Тезис, согласно которому все народы – цыгане, а все языки – жаргоны, развязывает этот узел и позволяет нам по-новому взглянуть на разнообразие речевого опыта, которое в нашей культуре затрагивается лишь изредка, вызывает лишь недопонимание и сводится к господствующей концепции. Чем ещё можно объяснить слова Данте, который, рассказывая нам в своей книге “De vulgari eloquentia”[51] миф о Вавилонской башне, говорит, что каждая группа строителей башни получила свой собственный язык, непонятный для других, и что из этих вавилонских языков зародились все языки его времени, если не его представлением о том, что все языки земли – жаргоны (при том, что профессиональный язык ремесленников является образцовой формой жаргона)? В качестве средства против этой интимной жаргонности каждого языка он предлагает (согласно вековой фальсификации его мысли) не национальные грамматику и язык, а преобразование самого опыта слова, которое он именует “volgare illustre”[52], нечто вроде освобождения – не грамматического, а поэтического и политического – самих жаргонов в направлении factum loquendi.

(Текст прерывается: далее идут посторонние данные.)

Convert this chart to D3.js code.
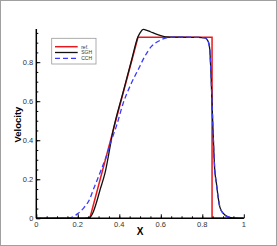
<!DOCTYPE html>
<html>
<head>
<meta charset="utf-8">
<script src="https://cdn.jsdelivr.net/npm/d3@7"></script>
<style>
  body { margin: 0; background: #fff; }
  svg { display: block; font-family: "Liberation Sans", Arial, sans-serif; }
</style>
</head>
<body>
<div id="chart"></div>
<script>
// data
const refX = [0, 0.258, 0.49, 0.847, 0.847, 1];
const refY = [0, 0, 0.928, 0.928, 0, 0];

const sghX = [0, 0.22, 0.245, 0.258, 0.275, 0.291, 0.307, 0.331, 0.371, 0.42, 0.459, 0.49, 0.5, 0.515, 0.525, 0.55, 0.575, 0.6, 0.625, 0.7, 0.78, 0.812, 0.828, 0.836, 0.841, 0.85, 0.86, 0.868, 0.876, 0.884, 0.9, 0.925, 0.95, 1];
const sghY = [0, 0, 0.001, 0.005, 0.034, 0.085, 0.145, 0.231, 0.454, 0.653, 0.81, 0.93, 0.95, 0.968, 0.966, 0.956, 0.945, 0.936, 0.93, 0.928, 0.927, 0.925, 0.907, 0.865, 0.762, 0.5, 0.248, 0.18, 0.111, 0.06, 0.026, 0.007, 0.001, 0];

const cchX = [0, 0.146, 0.17, 0.2, 0.23, 0.258, 0.274, 0.291, 0.315, 0.339, 0.363, 0.387, 0.419, 0.455, 0.491, 0.523, 0.556, 0.588, 0.628, 0.66, 0.7, 0.78, 0.812, 0.828, 0.836, 0.841, 0.85, 0.86, 0.868, 0.876, 0.884, 0.9, 0.925, 0.95, 1];
const cchY = [0, 0, 0.005, 0.024, 0.055, 0.1, 0.145, 0.19, 0.255, 0.322, 0.402, 0.475, 0.591, 0.685, 0.762, 0.83, 0.882, 0.907, 0.925, 0.928, 0.928, 0.927, 0.925, 0.907, 0.865, 0.762, 0.5, 0.248, 0.18, 0.111, 0.06, 0.026, 0.007, 0.001, 0];

const seriesNames = ["ref.", "SGH", "CCH"];
const xTicks = [0, 0.2, 0.4, 0.6, 0.8, 1];
const yTicks = [0, 0.2, 0.4, 0.6, 0.8];

const w = 277;
const h = 246;
const margin = {left: 36.3, right: 33.2, top: 29, bottom: 27.7};

const svg = d3.select("#chart")
      .append("svg")
      .attr("width", w)
      .attr("height", h);

// outer frame
svg.append("rect")
      .attr("x", 0.5).attr("y", 0.5)
      .attr("width", w - 1).attr("height", h - 1)
      .style("fill", "none")
      .style("stroke", "#a0a0a0");

const x = d3.scaleLinear().domain([0, 1]).range([margin.left, w - margin.right]);
const yMax = 0.97;
const y = d3.scaleLinear().domain([0, yMax]).range([h - margin.bottom, margin.top]);

const plot = svg.append("g");

const line = d3.line()
      .x((d) => x(d[0]))
      .y((d) => y(d[1]));

const smooth = d3.line()
      .x((d) => x(d[0]))
      .y((d) => y(d[1]))
      .curve(d3.curveMonotoneX);

const refData = refX.map((v, i) => [v, refY[i]]);
const sghData = sghX.map((v, i) => [v, sghY[i]]);
const cchData = cchX.map((v, i) => [v, cchY[i]]);

plot.append("path")
      .attr("d", line(refData))
      .style("fill", "none")
      .style("stroke", "#e8191e")
      .style("stroke-width", 1.5);

plot.append("path")
      .attr("d", smooth(sghData))
      .style("fill", "none")
      .style("stroke", "#111")
      .style("stroke-width", 1.3);

plot.append("path")
      .attr("d", smooth(cchData))
      .style("fill", "none")
      .style("stroke", "#3a3aff")
      .style("stroke-width", 1.3)
      .style("stroke-dasharray", "5,3");

// axes, ticks pointing inward
const xAxis = d3.axisTop(x).tickValues(xTicks).tickSize(4).tickFormat("");
const xMinor = d3.axisTop(x).tickValues(d3.range(0.05, 1, 0.05)).tickSize(2).tickFormat("");
const yAxis = d3.axisRight(y).tickValues(yTicks).tickSize(4).tickFormat("");
const yMinor = d3.axisRight(y).tickValues(d3.range(0.05, 0.96, 0.05)).tickSize(2).tickFormat("");

function styleAxis(g) {
  g.selectAll("path").remove();
  g.selectAll("line").style("stroke", "#000").style("stroke-width", 1);
}

svg.append("g").attr("transform", `translate(0,${y(0)})`).call(xAxis).call(styleAxis);
svg.append("g").attr("transform", `translate(0,${y(0)})`).call(xMinor).call(styleAxis);
svg.append("g").attr("transform", `translate(${x(0)},0)`).call(yAxis).call(styleAxis);
svg.append("g").attr("transform", `translate(${x(0)},0)`).call(yMinor).call(styleAxis);

// axis lines
svg.append("line")
      .attr("x1", x(0)).attr("x2", x(1))
      .attr("y1", y(0)).attr("y2", y(0))
      .style("stroke", "#000").style("stroke-width", 1.5);
svg.append("line")
      .attr("x1", x(0)).attr("x2", x(0))
      .attr("y1", y(0)).attr("y2", y(yMax))
      .style("stroke", "#000").style("stroke-width", 1.5);

// tick labels
svg.selectAll(".xlab")
      .data(xTicks)
      .enter()
      .append("text")
      .attr("x", (d) => x(d))
      .attr("y", y(0) + 9)
      .attr("text-anchor", "middle")
      .style("font-size", "7.5px")
      .style("fill", "#333")
      .text((d) => d);

svg.selectAll(".ylab")
      .data(yTicks)
      .enter()
      .append("text")
      .attr("x", x(0) - 3)
      .attr("y", (d) => y(d) + 2.7)
      .attr("text-anchor", "end")
      .style("font-size", "7.5px")
      .style("fill", "#333")
      .text((d) => d);

// axis titles
svg.append("text")
      .attr("x", x(0.5))
      .attr("y", 235)
      .attr("text-anchor", "middle")
      .style("font-size", "10px")
      .style("font-weight", "bold")
      .text("X");

svg.append("text")
      .attr("transform", `translate(21,${y(0.48)}) rotate(-90)`)
      .attr("text-anchor", "middle")
      .style("font-size", "9.5px")
      .style("font-weight", "bold")
      .text("Velocity");

// legend
const legend = svg.append("g").attr("transform", "translate(51.7,38.3)");
legend.append("rect")
      .attr("width", 44.3).attr("height", 25.7)
      .style("fill", "#fff")
      .style("stroke", "#999")
      .style("stroke-width", 0.8);

const legendStyles = [
  {color: "#e8191e", width: 1.5, dash: null},
  {color: "#111", width: 1.3, dash: null},
  {color: "#3a3aff", width: 1.3, dash: "5,3"}
];

const items = legend.selectAll(".item")
      .data(seriesNames)
      .enter()
      .append("g")
      .attr("transform", (d, i) => `translate(0,${8.4 + i * 5.8})`);

items.append("line")
      .attr("x1", 3.3).attr("x2", 26)
      .style("stroke", (d, i) => legendStyles[i].color)
      .style("stroke-width", (d, i) => legendStyles[i].width)
      .style("stroke-dasharray", (d, i) => legendStyles[i].dash);

items.append("text")
      .attr("x", 29.5)
      .attr("y", 1.8)
      .style("font-size", "5px")
      .style("fill", "#333")
      .text((d) => d);
</script>
</body>
</html>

Таким образом, trobar clus[53] провансальских трубадуров сам по себе в чём-то является преобразованием окситанского языка в тайный жаргон (не сильно отличаясь в этом от стиля Вийона, написавшего некоторые свои баллады на арго «кокийяров»); но всё, о чём говорит этот жаргон – лишь иной образ речи, обозначающей собой территорию и объект любовного опыта. Возвращаясь к более близким к нам временам, нельзя не удивляться в этом смысле как тому, что для Витгенштейна опыт чистого существования речи (factum loquendi) может совпадать с этикой, так и тому, что Беньямин видел именно в «чистом языке», не сводимом к грамматике и отдельным языкам, образ освобождённого человечества.

Если языки – это жаргоны, прикрывающие собой чистый языковой опыт, так же, как народы – это более или менее удачные маски factum pluralitatis, тогда наша задача, конечно, заключается не в грамматическом структурировании этих жаргонов и не в перекодировании народов в государственную идентичность; наоборот, лишь разбив в любой точке существующую цепь речи – грамматики (языка) – народа – государства, мышление и практика смогут всегда оставаться на высоте задач своего времени. Формы такого прерывания, в котором factum речи и factum сообщества на мгновение выходят на свет, многообразны и изменяются в зависимости от времени и обстоятельств: возрождение жаргона, trobar clus, чистого языка, уменьшение практической роли грамматического языка. В любом случае ясно, что ставка в игре является не просто лингвистической или литературной, но, в первую очередь, политической и философской.